Para terminar minha participação pontuo algumas admoestações que me parecem importantes do ponto de vista da prática:
- Os bispos devem dar atenção para que o nosso trabalho, de bispos e padres, seja tão pastoral quanto administrativo;
- Promover espaços e ocasiões para manifestar a misericórdia de Deus;
- Fazer com que os fiéis leigos sejam participantes da Missão da Igreja com toda a responsabilidade e consciência de que, quem nos envia é o próprio Cristo;
- Fazer dos conselhos diocesanos e paroquiais de pastoral e de assuntos econômicos, espaços reais para a participação laical na consulta, organização e planejamento pastoral;
- Banir a tentação de manipular ou submeter a participação leiga, dando-lhes a oportunidade do discernimento no seu processo de discípulos e discípulas que aprendem a colocar no centro de sua motivação a pessoa de Jesus Cristo.
- E como devem ser os bispos? Que atributos devem ter para fazer valer e se implantar uma eclesiologia inserida na história e que privilegia a transformação das estruturas de injustiça e opressão presentes no mundo? Como sair do atraso de nossas práticas para a “hodiernidade” das nossas necessidades?

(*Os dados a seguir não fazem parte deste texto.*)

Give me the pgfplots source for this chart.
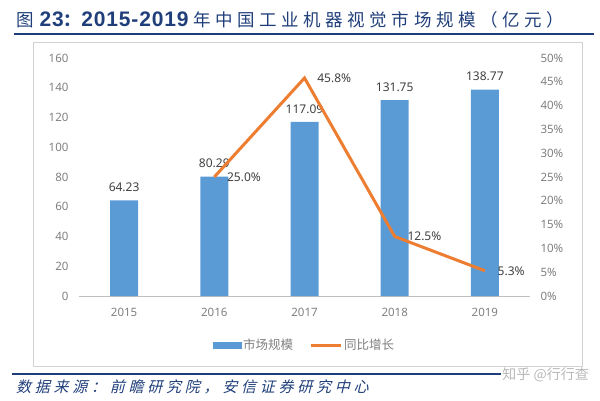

Cito aqui um resumo que já foi elaborado e que apresenta os seguintes tópicos:
Os bispos devem ser:
- Pastores;
- próximos das pessoas;
- pais e irmãos, com muita mansidão;
- pacientes e misericordiosos;
- Homens que amem a pobreza, quer a pobreza interior como liberdade diante do Senhor, quer a pobreza exterior como simplicidade e austeridade de vida;
- Homens que não tenham 'psicologia de príncipes';
- Homens que não sejam ambiciosos e que sejam esposos de uma Igreja sem viver na expectativa de outra;
- Homens capazes de vigiar sobre o rebanho que lhes foi confiado e cuidando de tudo aquilo que o mantém unido: vigiar sobre o seu povo com atenção para os eventuais perigos que o ameacem mas, sobretudo, para cuidar da esperança: que haja sol e luz nos corações;
- Homens capazes de sustentar com amor e paciência os passos de Deus em seu povo. E o lugar do bispo para estar com o seu povo é triplo: ou à frente para indicar o caminho, ou no meio para mantê-lo unido e neutralizar as debandadas, ou atrás para evitar que alguém fique para trás. Mas fundamentalmente, porque o próprio rebanho tem o seu faro para encontrar novos caminhos.
Para a escolha de novos bispos o papa deve levar em consideração estas indicações. Então que os padres estejam preparados para que, se chamados, apresentem estas características e respondam com obediência.
A história tem nos atropelado com mudanças bruscas e repentinas. Estamos tentando digerir algumas tantas decepções quando outras tantas surgem de repente.
Acredito que a Igreja tem capacidade de reagir desde que seus ministros estejam preparados para os sacrifícios decorrentes de toda mudança de comportamento.
Como ser bispo com tantos atributos que dele se espera para uma Igreja em saída, comprometida com a causa do pobre? Existe alguma receita
Penso que não, pois, novos apelos sempre aparecerão. O tempo não para nem espera por ninguém. Que cada um busque cumprir bem sua missão com a consciência bem formada e tranquila, que saiba exercer seu papel dentro da vida da Igreja não se deixando guiar por ideologias passageiras e carentes de agentes comprometidos com a causa do bem comum e que, além disso, esteja motivado para assumir seu compromisso com a caminhada histórica do povo.